Fsy1, the sole hexose-proton transporter characterized in Saccharomyces yeasts, exhibits a variable fructose:H(+) stoichiometry.

In the model yeast Saccharomyces cerevisiae, hexose uptake is mediated exclusively by a family of facilitators (Hxt, hexose transporters). Some other Saccharomyces species (e.g. Saccharomyces bayanus and Saccharomyces pastorianus) possess, in addition, a specific fructose transporter (Fsy1, fructose symporter) that has been previously described to function as a proton symporter. In the present work, we compared growth of a yeast strain in which FSY1 occurs naturally in anaerobic, fructose- and glucose-limited chemostat cultures. Especially at low specific growth rates, fructose-proton symport was shown to have a strong impact on the biomass yield on sugar. We subsequently employed energized hybrid plasma membrane vesicles to confirm previous observations concerning the mode of operation and specificity of Fsy1 mediated transport. Surprisingly, these experiments suggested that the carrier exhibits an unusual fructose:H(+) stoichiometry of 1:2. This energetically expensive mode of operation was also found consistently in vivo, in shake flask and in chemostat cultures, and both when Fsy1 is the sole transporter and when the Hxt carriers are present. However, it is observed only when Fsy1 is operating at higher glycolytic fluxes, a situation that is normally prevented by downregulation of the gene. Taken together, our results suggest the possibility that fructose symport with more than one proton may constitute an energetically unfavorable mode of operation of the Fsy1 transporter that, in growing cultures, is prevented by transcriptional regulation.

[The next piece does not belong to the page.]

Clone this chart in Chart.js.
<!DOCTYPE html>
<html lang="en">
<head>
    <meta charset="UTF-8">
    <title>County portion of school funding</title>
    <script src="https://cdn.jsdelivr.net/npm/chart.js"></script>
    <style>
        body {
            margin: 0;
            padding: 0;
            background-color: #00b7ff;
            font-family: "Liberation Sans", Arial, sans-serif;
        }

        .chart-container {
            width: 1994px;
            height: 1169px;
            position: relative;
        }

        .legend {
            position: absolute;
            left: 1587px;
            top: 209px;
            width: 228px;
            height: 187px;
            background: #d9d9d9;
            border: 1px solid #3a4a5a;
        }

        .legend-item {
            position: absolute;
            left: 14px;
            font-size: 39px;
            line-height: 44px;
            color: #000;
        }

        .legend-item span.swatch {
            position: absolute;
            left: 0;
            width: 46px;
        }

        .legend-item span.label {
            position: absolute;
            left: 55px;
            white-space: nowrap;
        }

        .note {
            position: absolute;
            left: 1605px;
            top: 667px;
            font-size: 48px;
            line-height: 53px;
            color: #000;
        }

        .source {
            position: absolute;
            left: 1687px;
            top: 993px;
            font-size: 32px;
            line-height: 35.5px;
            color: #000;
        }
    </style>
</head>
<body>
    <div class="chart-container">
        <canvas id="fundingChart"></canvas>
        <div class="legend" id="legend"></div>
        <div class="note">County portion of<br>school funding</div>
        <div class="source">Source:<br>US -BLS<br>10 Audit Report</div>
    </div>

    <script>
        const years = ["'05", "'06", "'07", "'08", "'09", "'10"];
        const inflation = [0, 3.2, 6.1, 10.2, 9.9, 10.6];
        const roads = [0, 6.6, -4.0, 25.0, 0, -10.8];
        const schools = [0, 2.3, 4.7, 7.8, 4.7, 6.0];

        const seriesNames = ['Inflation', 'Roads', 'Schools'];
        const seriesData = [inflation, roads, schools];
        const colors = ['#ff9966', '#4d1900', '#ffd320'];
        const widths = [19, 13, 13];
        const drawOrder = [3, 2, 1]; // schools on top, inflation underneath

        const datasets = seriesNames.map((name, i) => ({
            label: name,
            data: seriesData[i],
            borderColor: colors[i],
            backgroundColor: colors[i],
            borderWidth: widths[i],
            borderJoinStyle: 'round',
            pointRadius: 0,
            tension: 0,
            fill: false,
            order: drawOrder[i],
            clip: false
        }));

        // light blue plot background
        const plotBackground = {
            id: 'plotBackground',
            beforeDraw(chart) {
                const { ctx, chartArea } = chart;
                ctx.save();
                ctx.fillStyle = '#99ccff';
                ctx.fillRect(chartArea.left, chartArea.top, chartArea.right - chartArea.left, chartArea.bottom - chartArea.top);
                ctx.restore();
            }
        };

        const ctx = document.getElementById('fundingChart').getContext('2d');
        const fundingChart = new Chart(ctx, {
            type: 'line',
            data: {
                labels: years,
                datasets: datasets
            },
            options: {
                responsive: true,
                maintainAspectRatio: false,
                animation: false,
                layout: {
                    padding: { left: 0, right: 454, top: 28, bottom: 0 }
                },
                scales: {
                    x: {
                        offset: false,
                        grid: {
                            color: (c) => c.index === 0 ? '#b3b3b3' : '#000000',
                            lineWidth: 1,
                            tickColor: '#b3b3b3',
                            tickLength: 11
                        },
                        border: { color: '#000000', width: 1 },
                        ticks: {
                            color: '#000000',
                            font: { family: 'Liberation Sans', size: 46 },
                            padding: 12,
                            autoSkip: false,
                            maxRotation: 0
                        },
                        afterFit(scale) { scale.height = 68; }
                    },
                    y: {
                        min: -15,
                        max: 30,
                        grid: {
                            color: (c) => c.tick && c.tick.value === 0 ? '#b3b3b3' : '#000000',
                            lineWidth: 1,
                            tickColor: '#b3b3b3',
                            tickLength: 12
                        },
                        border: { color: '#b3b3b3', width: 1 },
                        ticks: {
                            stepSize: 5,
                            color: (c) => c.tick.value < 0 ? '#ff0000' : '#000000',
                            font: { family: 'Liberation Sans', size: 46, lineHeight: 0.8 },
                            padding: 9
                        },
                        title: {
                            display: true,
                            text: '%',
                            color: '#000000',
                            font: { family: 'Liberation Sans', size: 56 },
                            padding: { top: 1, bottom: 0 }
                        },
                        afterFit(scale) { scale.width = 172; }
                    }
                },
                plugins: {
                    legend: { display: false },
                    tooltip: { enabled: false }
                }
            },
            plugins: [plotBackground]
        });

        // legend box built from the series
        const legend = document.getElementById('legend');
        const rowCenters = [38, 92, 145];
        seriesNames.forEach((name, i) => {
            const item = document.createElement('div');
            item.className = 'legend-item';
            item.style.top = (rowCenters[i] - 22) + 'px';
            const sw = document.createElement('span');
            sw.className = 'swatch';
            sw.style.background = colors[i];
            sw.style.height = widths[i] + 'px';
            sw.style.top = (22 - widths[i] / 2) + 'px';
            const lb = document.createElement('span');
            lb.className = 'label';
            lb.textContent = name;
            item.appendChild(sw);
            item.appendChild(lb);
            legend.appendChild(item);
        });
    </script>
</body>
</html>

L-Arabinose transport and catabolism in yeast.

Two yeasts, Candida arabinofermentans PYCC 5603(T) and Pichia guilliermondii PYCC 3012, which show rapid growth on L-arabinose and very high rates of L-arabinose uptake on screening, were selected for characterization of L-arabinose transport and the first steps of intracellular L-arabinose metabolism. The kinetics of L-arabinose uptake revealed at least two transport systems with distinct substrate affinities, specificities, functional mechanisms and regulatory properties. The L-arabinose catabolic pathway proposed for filamentous fungi also seems to operate in the yeasts studied. The kinetic parameters of the initial L-arabinose-metabolizing enzymes were determined. Reductases were found to be mostly NADPH-dependent, whereas NAD was the preferred cofactor of dehydrogenases. The differences found between the two yeasts agree with the higher efficiency of L-arabinose metabolism in C. arabinofermentans. This is the first full account of the initial steps of L-arabinose catabolism in yeast including the biochemical characterization of a specific L-arabinose transporter.

Differential regulation by glucose and fructose of a gene encoding a specific fructose/H+ symporter in Saccharomyces sensu stricto yeasts.

Saccharomyces cerevisiae transports fructose through a facilitated diffusion system common to other hexoses and mediated by the Hxt proteins. The related species S. pastorianus (carlsbergensis) and S. bayanus produce, in addition, a specific fructose/H(+) symporter. We have previously cloned a gene (FSY1) encoding the active fructose symporter from S. pastorianus PYCC 4457. Expression of Fsy1p in a S. cerevisiae mutant (hxt-null) devoid of the facilitated diffusion system allows growth on fructose but not on glucose. Here we present results concerning the regulation of Fsy1p expression, both in S. pastorianus and S. bayanus, where it occurs naturally, and in suitably engineered S. cerevisiae transformants. To that purpose, we made use of both Northern blot analysis and a Fsy1p-GFP fusion protein. The expression of Fsy1p is strongly regulated by both the carbon source and its concentration in the growth medium. In S. pastorianus, as well as in S. bayanus, very low concentrations of either fructose or glucose induced expression but higher sugar concentrations prevented transcription of the gene. Glucose was considerably more effective than fructose in repressing FSY1 expression. Proper regulation of the gene in S. cerevisiae seems to be exquisitely dependent on sugar transport. Analysis of Fsy1 expression in S. cerevisiae mutants shows that repression is mainly dependent on Mig1p, the final effector of the main glucose repression pathway. Interestingly, Mig1p also seems to mediate repression of FSY1 expression by high maltose concentrations.